Anche le incomprensioni possono rimanere taciute o non chiarite in modo esplicito. Semplici atteggiamenti o comportamenti diventano oggetto di accesi scambi di opinioni tra di loro senza mai arrivare a dichiarare la paura, la rabbia o il dolore che si celano dietro. Ad esempio in uno scenario in qui la fase di emergenza è finita, le cure sono andate a buon fine e si può tornare alla “normalità”, diversi possono essere gli atteggiamenti del caregiver e della persona assistita. Chi supera un cancro comunque si sentirà sempre intimamente “a rischio” e nel frattempo potrebbe aver cambiato le sue priorità di vita, i suoi comportamenti; fare cose inaspettate per chi lo conosce da tanto tempo e diventare un’altra persona nei modi, negli atteggiamenti. Questo cambiamento è difficile da accettare per chi gli sta vicino, perché vuol dire che non sarà mai più tutto come “prima”, vuol dire che il capitolo non è chiuso definitivamente, vuol dire dover cambiare insieme al paziente costruendo una nuova relazione.
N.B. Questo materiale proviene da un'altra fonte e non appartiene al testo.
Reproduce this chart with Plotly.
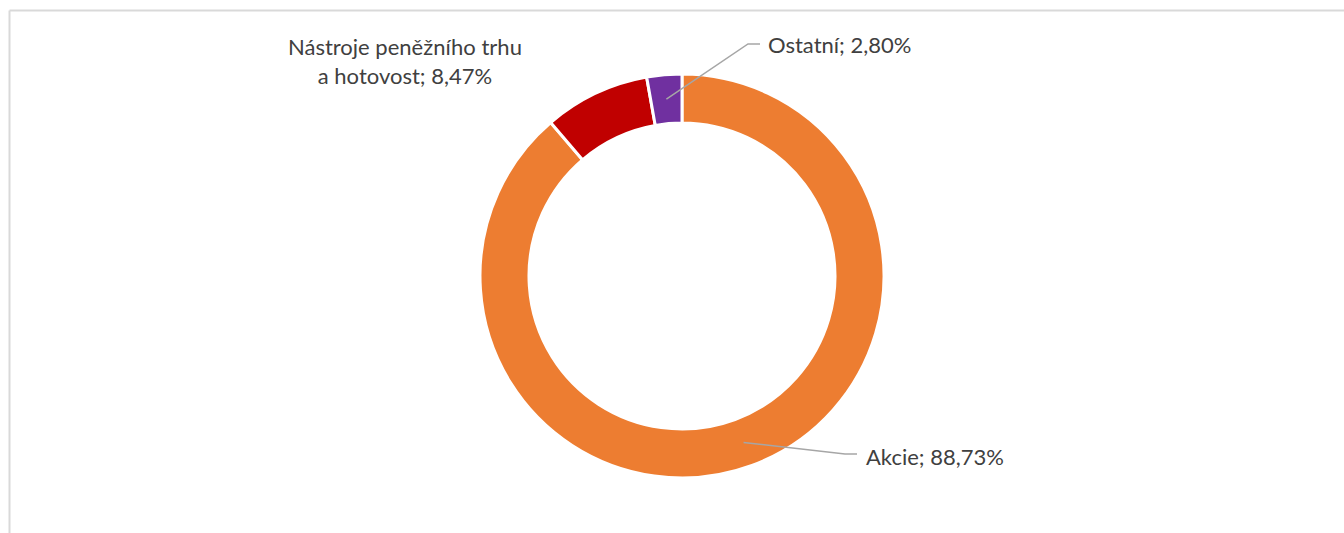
import math
import plotly.graph_objects as go

# ---- data ----
categories = ["Akcie", "Nástroje peněžního trhu a hotovost", "Ostatní"]
label_text = ["Akcie; 88,73%", "Nástroje peněžního trhu<br>a hotovost; 8,47%", "Ostatní; 2,80%"]
values = [88.73, 8.47, 2.80]
colors = ["#ED7D31", "#C00000", "#7030A0"]

# ---- layout geometry (pixels) ----
W, H = 1344, 533
cx, cy = 682, 276
r_out, r_in = 202, 153
hole = r_in / r_out
r_mid = (r_out + r_in) / 2

def px(x):
    return x / W

def py(y):
    return 1 - y / H

fig = go.Figure(go.Pie(
    labels=categories,
    values=values,
    sort=False,
    direction="clockwise",
    rotation=0,
    hole=hole,
    marker=dict(colors=colors, line=dict(color="white", width=3)),
    textinfo="none",
    hoverinfo="label+percent",
    showlegend=False,
    domain=dict(x=[px(cx - r_out), px(cx + r_out)], y=[py(cy + r_out), py(cy - r_out)]),
))

# mid-angle anchors from data
total = sum(values)
anchors = []
cum = 0
for v in values:
    mid = (cum + v / 2) / total * 2 * math.pi
    anchors.append((cx + r_mid * math.sin(mid), cy - r_mid * math.cos(mid)))
    cum += v

line_col = "#A6A6A6"
font = dict(family="Lato, 'Open Sans', sans-serif", size=22, color="#404040")

shapes = []
annotations = []

# Akcie label with leader
ax, ay = anchors[0]
elbow = (845, 454)
end = (857, 454)
shapes.append(dict(type="path", xref="paper", yref="paper",
                   path=f"M {px(ax)},{py(ay)} L {px(elbow[0])},{py(elbow[1])} L {px(end[0])},{py(end[1])}",
                   line=dict(color=line_col, width=1.5)))
annotations.append(dict(x=px(864), y=py(456), xref="paper", yref="paper", text=label_text[0],
                        showarrow=False, xanchor="left", yanchor="middle", font=font))

# Ostatní label with leader
ox, oy = anchors[2]
elbow = (748, 44)
end = (760, 44)
shapes.append(dict(type="path", xref="paper", yref="paper",
                   path=f"M {px(ox)},{py(oy)} L {px(elbow[0])},{py(elbow[1])} L {px(end[0])},{py(end[1])}",
                   line=dict(color=line_col, width=1.5)))
annotations.append(dict(x=px(766), y=py(45), xref="paper", yref="paper", text=label_text[2],
                        showarrow=False, xanchor="left", yanchor="middle", font=font))

# Nástroje label (no leader)
annotations.append(dict(x=px(405), y=py(61), xref="paper", yref="paper", text=label_text[1],
                        showarrow=False, xanchor="center", yanchor="middle", align="center", font=font))

# chart-area border (top and left edges visible)
shapes.append(dict(type="line", xref="paper", yref="paper", x0=px(9.5), x1=1.01, y0=py(10.5), y1=py(10.5),
                   line=dict(color="#D9D9D9", width=2)))
shapes.append(dict(type="line", xref="paper", yref="paper", x0=px(9.5), x1=px(9.5), y0=py(10.5), y1=-0.01,
                   line=dict(color="#D9D9D9", width=2)))

fig.update_layout(
    width=W, height=H,
    margin=dict(l=0, r=0, t=0, b=0),
    paper_bgcolor="white",
    plot_bgcolor="white",
    shapes=shapes,
    annotations=annotations,
)

fig.write_html("out.html",
               config={"displayModeBar": False},
               post_script="document.body.style.margin='0';document.body.style.overflow='hidden';")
Difronte a tutto ciò l’urlo silenzioso del caregiver, o dei familiare più vicini è “Torna come prima, perché allora vuol dire che non è successo nulla e io non dovrò più aver paura di perderti”. Ma d’altro canto il paziente si sente profondamente cambiato e soffre nel non veder riconosciuto questo suo nuovo modo di essere. Tutto questo rimane spesso nel “non detto” e può anche accadere che il paziente si ritiri dietro un comportamento che mima il suo modo di esser prima della malattia (attraverso il compiacimento) per tranquillizzare i propri cari. Ma rimane in sofferenza interiore, scalpitando la sua voglia di esser altro, deluso nel non essere stato compreso. Oppure mantiene determinato il suo nuovo modo di sentire la vita, ingaggiando una lotta più o meno esplicita con i familiari o persone a lui vicine che in tutti i modi tentano di farlo tornare come prima anche attraverso considerazioni del tipo “Non ti riconosco più” “Prima non lo avresti mai detto o fatto”.
Posizioni e nodi che con il tempo si aggrovigliano allontanando tra loro, chi un tempo formava la squadra indissolubile per vincere contro il nemico.